Mi nana del hogar hizo su mundo y su modo de subsistencia: vendió dulces, sodas, cascarones de huevos pintados pal carnaval, cigarros, palomitas, raspados y siempre tuvo abonados de buen diente y comensales muy chiquiones empezando por el tío Lopito.

En la casa de mi nana siempre estaba abierta la puerta, todo el mundo entraba y salía a comprar algo y la visitas de amistades no fallaban: Elena Amador muy in-formada del acontecer de Cachanía; la belleza y finura de Elisa Cervantes; Chicho Marro con su típica gorra boleriana; Guichito Romero con sus amor platónico la cantante “Prieta Linda; el “Grillo” Aguilar con su imponente silencio en la mesa del comedor y la entrada y salidera de plebes.

A pesar de que su mundo era la cocina y el hogar, mi nana jamás descuidó su apariencia física, siempre peinada, bien vestida y maquillada que la hacía ser la abuela más bonita de la Península de Baja California.
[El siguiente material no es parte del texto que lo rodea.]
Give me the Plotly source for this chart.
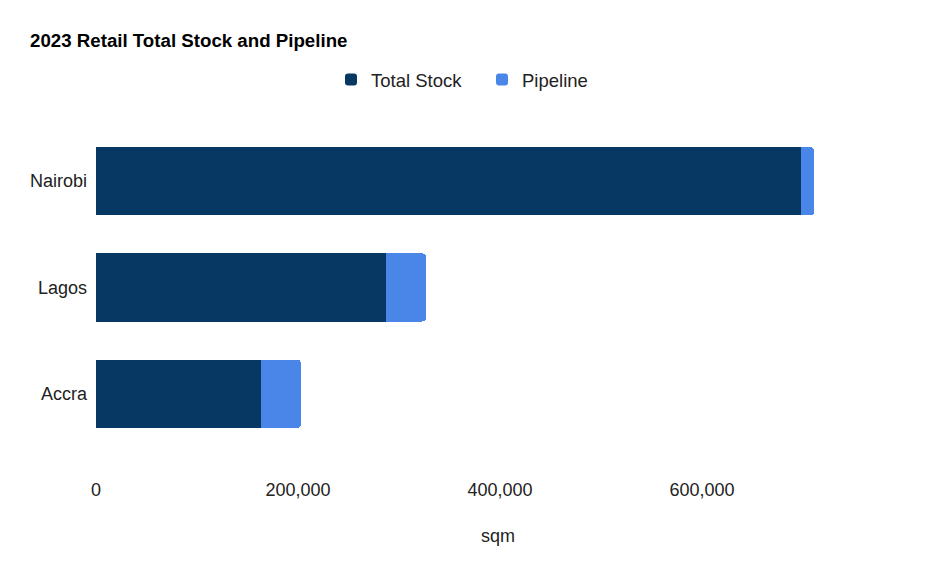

Después de servir la comida, lavar platos y escuchar la novela de Porfi rio Cadena el “ojo de vidrio”, mi nana hacía un descanso y regresaba a las cuatro de la tarde a la cocina con ajuar nuevo, mandil limpio, peinada, maquillada y con un olor a talco Maja que religiosamente mi madre le regalaba las navidades.

La calentadera por enésima ocasión volvió a chiflar para el café de la tarde, mientras mi nana preparaba la machaca de pescado para la cena de sus abonados que eran puntuales en aquel comedor que lucía radiante mantel floreado y al centro una azucarera y un frasquito de café soluble.

El último comensal en abandonar la mesa era Elías López, mi tío tenía la costumbre de esculcar la comida para encontrarle un pero, situación que a Doña Ramona le molestaba demasiado, y esa tarde enojada dijo: “ya verás que cuando te juntes con una de esas lagartonas y convenencieras hasta piedras vas a comer, ya verás “.En ese momento en que mi nana estaba enojada, entró el niño Arturo Villavicencio, “ El Perraza”, gritando y botando una balón de basket y pidió una soda, Ramona de mal humor dijo: “ah, canijo a ti te estaba esperando, ya vi que le compraste raspados a Clara de Lorenzo, seguramente te lo fío”.

Mi nana fue celosa con aquella clientela que le era infiel; le dolía más la ausencia de la gente que la pérdida de los compradores, porque el negocio más que un sustento de vida era su mundo, mundo que dejó aquel 7 de Julio de 1985, fecha que Santa Rosalía festejaba sus 100 años. El día del Centenario de Cachanía, mientras el pueblo se alistaba para el bailongo, Doña Ramona Espinoza López emprendía el viaje a la vida eterna y en la casa de madera dejó de escucharse el chiflido de la calentadera.